"Ensino Fundamental no RJ: falso dilema", por Waldeck Carneiro


Desde o primeiro governo de Sérgio Cabral (2007-2010), propagou-se, no seio da administração pública estadual no Rio de Janeiro, uma falsa e oportunista interpretação da legislação educacional brasileira, no tocante à oferta do ensino fundamental, até então única etapa obrigatória da educação básica. Buscava-se disseminar a ideia de que o ente estadual não teria mais compromisso com a garantia de vagas no ensino fundamental, ficando sua responsabilidade adstrita ao ensino médio. Entretanto, essa atitude de esquiva nunca teve amparo legal, pois a Constituição Federal (1988), a Constituição do Estado do Rio de Janeiro (1989), a Lei de Diretrizes e Bases da Educação Nacional (1996) e a Lei que instituiu o Sistema Estadual de Ensino do RJ (2005) são absolutamente cristalinas, quando afirmam o princípio da colaboração entre os entes federados, no que tange à oferta de educação, mormente quando se trata de etapa obrigatória de escolaridade.

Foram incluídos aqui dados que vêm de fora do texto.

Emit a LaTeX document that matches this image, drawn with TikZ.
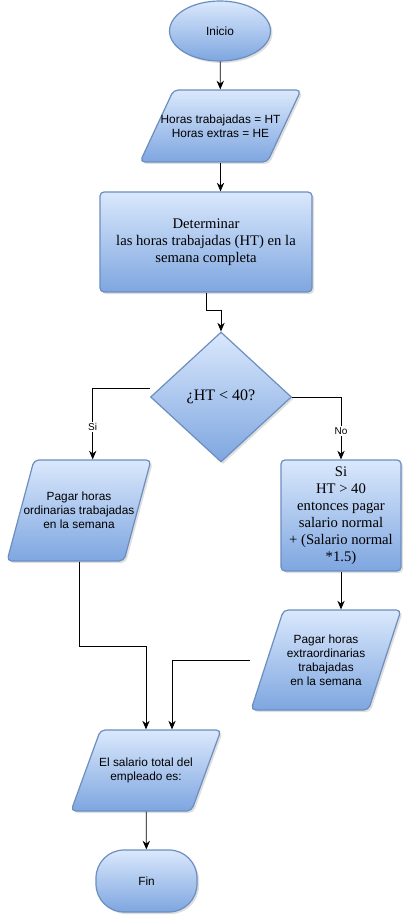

Esse mesmo arcabouço legal também atribui aos estados a competência de “assegurar” a oferta de ensino fundamental, em colaboração direta com os municípios, de forma planejada, equilibrada e proporcional. 

Assim, é evidente que o Estado do RJ não pode obrigar nem induzir as municipalidades fluminenses a assumir todo o ensino fundamental, mediante processos de municipalização constrangedores, autoritários e desprovidos de base legal, em que a autoridade estadual impõe suas vontades face aos municípios, muitos deles ainda claudicantes na oferta da educação infantil. Cabe destacar que pretendo enfatizar aqui a oferta do segundo segmento do ensino fundamental, visto que a oferta do primeiro segmento do ensino fundamental na esfera pública já é assegurada, quase integralmente, pelas redes municipais. Cabe também sublinhar que os municípios, desde o ano passado, por força da Emenda Constitucional nº 59/09, estão confrontados a um novo desafio, qual seja, a obrigatoriedade de matricular crianças dos 4 aos 5 anos, faixa etária correspondente ao pré-escolar, período da educação infantil que se tornou obrigatório (assim como o ensino médio), tanto quanto o ensino fundamental. Não se trata aqui de desqualificar a priori a municipalização do ensino, especialmente na educação infantil e no primeiro segmento do ensino fundamental. Mas a oferta de vagas na faixa dos 11 aos 14 anos precisa ser objeto de planejamento articulado entre a Secretaria de Estado de Educação do RJ e as secretarias municipais de educação.

Enfim, as autoridades estaduais devem assumir sua cota de responsabilidade em relação ao segundo segmento do ensino fundamental, sem fazer disso um conflito insanável, prejudicando alunos, docentes e famílias. É claro, também não podem abandonar suas escolas, quando não conseguem enfiá-las “goela abaixo” dos municípios, como ocorreu com várias unidades em Niterói, município que vem fazendo esforços contínuos de ampliação de vagas em sua rede própria, além de se ocupar de escolas estaduais literalmente abandonadas em seu território. Não cabem mais subterfúgios nem falsos dilemas: os integrantes do governo estadual afetos à questão precisam, portanto, rever seus apontamentos acerca da legislação educacional brasileira, federal e estadual. Se for necessário, pode-se desenhar a explicação sobre as atribuições dos estados nessa área. Não se pode é negar o sagrado direito à educação!


Waldeck Carneiro está Deputado Estadual (PT-RJ) e é Professor da Faculdade de Educação e do Programa de Pós-Graduação em Educação da UFF.